Monty: His Part in My Victory
- Cover of the 1976 first hardcover edition
- Author: Spike Milligan Jack Hobbs editor
- Language: English
- Genre: Autobiography, Comic novel, Satire
- Publisher: Penguin Books
- Publication date: 1976
- Publication place: England
- Media type: Print (Hardback & Paperback)
- Pages: 128
- ISBN: 0-7181-1531-7 (hardback), 0140045031 (paperback)
- OCLC: 3069817
- Dewey Decimal: 940.54/81/41
- LC Class: D745.2 .M52
- Preceded by: "Rommel?" "Gunner Who?"
- Followed by: Mussolini: His Part in My Downfall

= Monty: His Part in My Victory =

Monty: His Part in My Victory, Spike Milligan's third volume of war memoirs. Co-written with Jack Hobbs, it runs to only about 90 pages of text and recounts a period in which the Nazis have been defeated in Africa and Milligan is not fighting. The book mostly describes Milligan's activities on leave and plays in a band and minor adventures and tribulations while on duty. Events span from May to September 1943: just after Operation Torch, the liberation of Africa in World War II, to Milligan's embarkation for Salerno, Italy.

There is a mix of photos, sketches, letters and mischievous ersatz Nazi communiques that are similar to those in the earlier volumes in the series.

An audio version, recorded by Milligan, was released on 30 October 1997.

==Summary==
With the fall of Tunis in 1943, the Nazis surrender in Africa. Milligan has varied impressions:

Dead soldiers in grotesque ballet positions, Arab families emerging from hiding, baffled and frightened, and the children, always the children, more baffled and frightened than the rest.

An odd atmosphere pervades, where enemy soldiers are found chatting together on the streets; a group of Italian soldiers tries to surrender to Milligan and his friends: they tell the Italians that they are British Army prisoners (i.e., to go away). The regiment's Lieutenant asks two German officers drinking coffee in a cafe what they are doing: "Ve are vaiting to be took prisoners old poy."

There is time on leave, in celebration parades and in performing shows; the most traumatic experience is the transfer of Major Chater Jack, leaving the battery now without two of their favourite officers. Major "Jumbo" Jenkins, a humourless, unpleasant martinet is the replacement, with consequences for Milligan in the next volume.

They move to various locations, some flat and barren. During one war game exercise, Milligan asks if they can "kill" themselves so they can play cards. The Lieutenant suggests lunch, first. A referee rides up and marks them with chalk — they are casualties. Remounting his motorcycle, he breaks his leg; Milligan marks him with the chalk. In a camp where Milligan builds an elaborate tent, a friend bets Milligan and Edgington he can get them out in two minutes; he sets a Bren Carrier toward their tent, unpiloted. Milligan and Edgington move the tent, still inside. Writes Milligan, "We were all bloody mad."

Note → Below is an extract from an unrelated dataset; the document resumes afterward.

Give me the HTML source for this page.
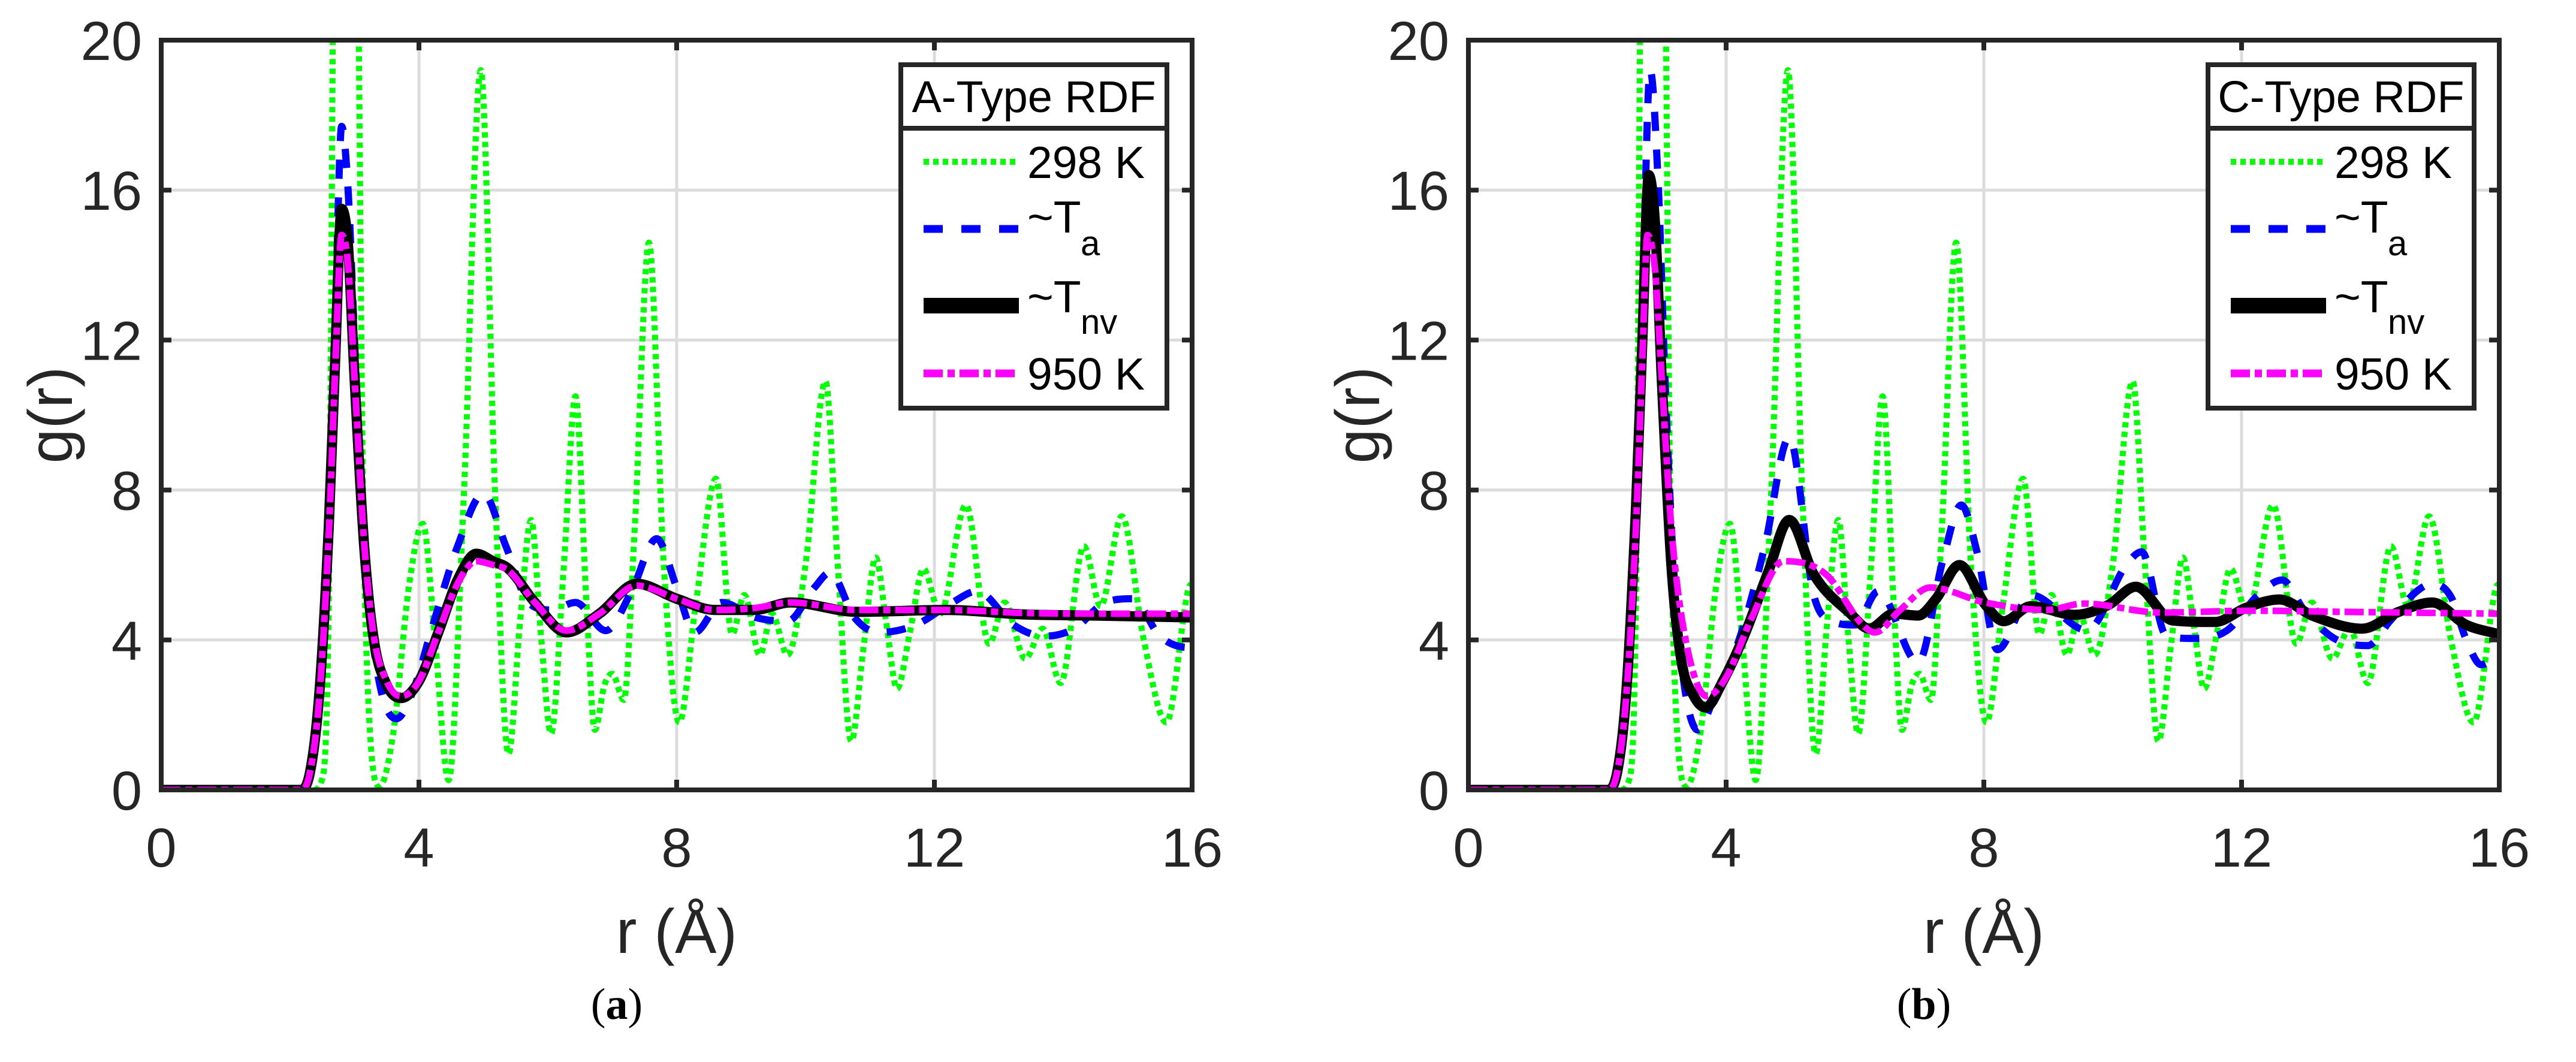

While Milligan points out to the reader that shows cannot be described, one must be there, he describes at length a series of musical activities and successful shows, culminating in one directed by Kenneth Carter, later a British producer and director. (The playbill is reproduced.)

With the invasion of Sicily, the idyllic days are over. Milligan thinks about rewriting his will, since the last one was about getting killed in the Africa landings, not the Italian ones. He concludes the book on the ship :

"'I wonder why we're waiting?'...
'We're waiting for the tide,' says Kidgell.
'That's the best news I've had.'
'Why?'
'The Med's tideless.'"

Milligan does not know the gravity of the situation at Salerno, until reading General Alexander's biography, twenty years later. The fighting starts in the next volume, soon after they have landed.